Source
The school I attended was a so-called second burgher school [Bürgerschule]—the poor people’s school. There were two Bürgerschulen in the city, as well as a grammar school [Gymnasium] specializing in the humanities. The grammar school was an imposing building made of solid ashlars. […] The first Bürgerschule had just gotten a magnificent new building; it was on the main road and looked like a palace amidst the modest, old, middle-class houses. Our school, however, was accommodated in a few small, half-timbered houses spread out on different streets. There were three classes each for both girls and boys. It was just then that the [building’s] old layout became too tight. The city was experiencing an upsurge, the population grew on account of an influx consisting mostly of poor people, and the small second Bürgerschule had to stretch its resources to accommodate all the growth. […] After some time, we had to leave our small school building and were given a large room in the town hall. There we were, ninety-six boys in the third class.[1] […]
Even when it came to brawls [between different gangs]—half-joking, half-serious—the composition of the groups was largely determined by the occupational classes represented by the different schools. The grammar-school pupils were the aristocracy and the upper bourgeoisie, and we boys from the second Bürgerschule were the proletariat—between us stood the youth of the first Bürgerschule, who were middle class, petty bourgeoisie. […]

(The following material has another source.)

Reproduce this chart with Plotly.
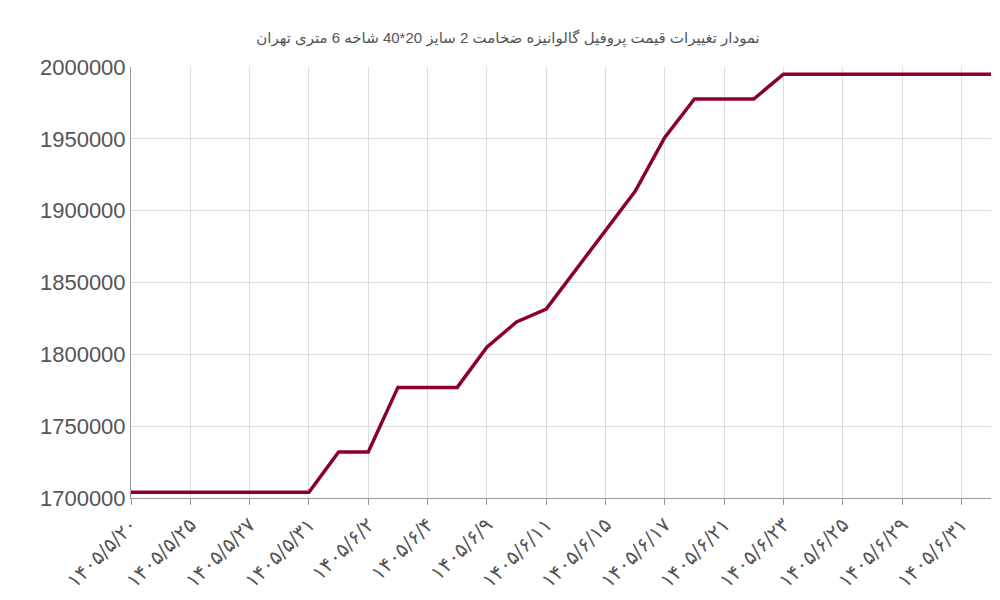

In […] the first class we were taught by an old teacher who was the incarnation of kindness and leniency. He lived on the upper floor of the school, right above our classroom. Most of the time he only came down about a quarter of an hour before the end of the first lesson, complaining to us that he would have liked to stay up there a little longer if we had not made such a racket. Then, he chewed on his breakfast for some time and inquired about the verses from the Bible and the hymnal that we were supposed to memorize. With this, the first hour passed.
Classes with him were often terribly boring, especially the four writing classes per week, which we spent writing down some lovely saying, probably a dozen times or more, according to old rules. “The first step is always the hardest,” “Self-indulgence makes you a beggar,” “You have to throw a sprat to catch a mackerel,” “Fresh fish are good fish,” “Hearing the sermon does not hold you up”—we wrote down proverbs of this sort, monotonously, for hours. If you felt like it, you went up to the teacher’s desk with a few completed pages, he cast a weary eye over them and then put some sort of mark in red ink at the bottom of the pages; sometimes it meant insufficient, sometimes satisfactory, but mostly good. The teacher did not care whether a pupil attended classes or not; he accepted both sorts of behavior with the same never-ending patience.
Notes
Source: August Winning, Frührot. Ein Buch von Heimat und Jugend. Stuttgart-Berlin, 1924, pp. 22–23, 43–44, 60–61; reprinted in Gerhard A. Ritter and Jürgen Kocka, eds., Deutsche Sozialgeschichte 1870–1914. Dokumente und Skizzen, 3rd ed. Munich: C. H. Beck, 1982, pp. 281–82.